───── Supplied records ─────

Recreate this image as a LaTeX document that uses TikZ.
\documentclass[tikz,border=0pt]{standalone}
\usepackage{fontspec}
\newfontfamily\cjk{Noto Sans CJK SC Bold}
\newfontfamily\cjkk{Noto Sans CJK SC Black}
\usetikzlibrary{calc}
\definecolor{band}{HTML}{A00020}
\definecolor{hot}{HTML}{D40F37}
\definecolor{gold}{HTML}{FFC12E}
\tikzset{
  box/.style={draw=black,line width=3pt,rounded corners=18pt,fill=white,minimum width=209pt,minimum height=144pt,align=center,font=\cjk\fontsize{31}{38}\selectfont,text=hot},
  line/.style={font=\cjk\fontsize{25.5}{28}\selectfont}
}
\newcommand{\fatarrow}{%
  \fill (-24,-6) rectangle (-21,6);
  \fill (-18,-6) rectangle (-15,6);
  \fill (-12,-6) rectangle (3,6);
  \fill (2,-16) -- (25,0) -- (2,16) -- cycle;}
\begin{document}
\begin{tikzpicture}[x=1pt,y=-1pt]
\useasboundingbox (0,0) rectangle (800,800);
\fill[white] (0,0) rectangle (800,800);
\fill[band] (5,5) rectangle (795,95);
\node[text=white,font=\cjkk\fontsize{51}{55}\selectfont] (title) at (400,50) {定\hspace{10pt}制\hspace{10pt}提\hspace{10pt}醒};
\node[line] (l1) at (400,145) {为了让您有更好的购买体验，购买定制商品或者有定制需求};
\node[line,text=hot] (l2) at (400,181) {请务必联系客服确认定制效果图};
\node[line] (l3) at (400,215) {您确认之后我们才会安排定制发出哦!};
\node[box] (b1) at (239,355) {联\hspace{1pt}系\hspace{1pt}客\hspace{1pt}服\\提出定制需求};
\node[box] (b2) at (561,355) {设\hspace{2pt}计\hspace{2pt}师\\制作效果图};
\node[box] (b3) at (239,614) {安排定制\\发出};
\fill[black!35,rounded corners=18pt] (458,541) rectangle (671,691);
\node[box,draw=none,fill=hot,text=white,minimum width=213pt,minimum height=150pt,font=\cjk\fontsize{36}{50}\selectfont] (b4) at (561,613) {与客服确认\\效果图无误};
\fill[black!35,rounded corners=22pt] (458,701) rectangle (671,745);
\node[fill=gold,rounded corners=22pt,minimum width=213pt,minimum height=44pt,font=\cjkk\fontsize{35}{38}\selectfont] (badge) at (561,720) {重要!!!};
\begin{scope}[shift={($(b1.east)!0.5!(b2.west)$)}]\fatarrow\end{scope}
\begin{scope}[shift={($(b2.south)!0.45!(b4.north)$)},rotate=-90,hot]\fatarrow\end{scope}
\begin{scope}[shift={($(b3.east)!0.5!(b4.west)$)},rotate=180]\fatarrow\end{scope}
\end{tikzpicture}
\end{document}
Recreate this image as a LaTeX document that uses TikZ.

─────

All of the data must be returned exactly.

Recreate this image as a LaTeX document that uses TikZ.
\documentclass[tikz,border=0pt]{standalone}
\usepackage{fontspec}
\newfontfamily\cjk{Noto Sans CJK SC Bold}
\newfontfamily\cjkk{Noto Sans CJK SC Black}
\usetikzlibrary{calc}
\definecolor{band}{HTML}{A00020}
\definecolor{hot}{HTML}{D40F37}
\definecolor{gold}{HTML}{FFC12E}
\tikzset{
  box/.style={draw=black,line width=3pt,rounded corners=18pt,fill=white,minimum width=209pt,minimum height=144pt,align=center,font=\cjk\fontsize{31}{38}\selectfont,text=hot},
  line/.style={font=\cjk\fontsize{25.5}{28}\selectfont}
}
\newcommand{\fatarrow}{%
  \fill (-24,-6) rectangle (-21,6);
  \fill (-18,-6) rectangle (-15,6);
  \fill (-12,-6) rectangle (3,6);
  \fill (2,-16) -- (25,0) -- (2,16) -- cycle;}
\begin{document}
\begin{tikzpicture}[x=1pt,y=-1pt]
\useasboundingbox (0,0) rectangle (800,800);
\fill[white] (0,0) rectangle (800,800);
\fill[band] (5,5) rectangle (795,95);
\node[text=white,font=\cjkk\fontsize{51}{55}\selectfont] (title) at (400,50) {定\hspace{10pt}制\hspace{10pt}提\hspace{10pt}醒};
\node[line] (l1) at (400,145) {为了让您有更好的购买体验，购买定制商品或者有定制需求};
\node[line,text=hot] (l2) at (400,181) {请务必联系客服确认定制效果图};
\node[line] (l3) at (400,215) {您确认之后我们才会安排定制发出哦!};
\node[box] (b1) at (239,355) {联\hspace{1pt}系\hspace{1pt}客\hspace{1pt}服\\提出定制需求};
\node[box] (b2) at (561,355) {设\hspace{2pt}计\hspace{2pt}师\\制作效果图};
\node[box] (b3) at (239,614) {安排定制\\发出};
\fill[black!35,rounded corners=18pt] (458,541) rectangle (671,691);
\node[box,draw=none,fill=hot,text=white,minimum width=213pt,minimum height=150pt,font=\cjk\fontsize{36}{50}\selectfont] (b4) at (561,613) {与客服确认\\效果图无误};
\fill[black!35,rounded corners=22pt] (458,701) rectangle (671,745);
\node[fill=gold,rounded corners=22pt,minimum width=213pt,minimum height=44pt,font=\cjkk\fontsize{35}{38}\selectfont] (badge) at (561,720) {重要!!!};
\begin{scope}[shift={($(b1.east)!0.5!(b2.west)$)}]\fatarrow\end{scope}
\begin{scope}[shift={($(b2.south)!0.45!(b4.north)$)},rotate=-90,hot]\fatarrow\end{scope}
\begin{scope}[shift={($(b3.east)!0.5!(b4.west)$)},rotate=180]\fatarrow\end{scope}
\end{tikzpicture}
\end{document}
Recreate this image as a LaTeX document that uses TikZ.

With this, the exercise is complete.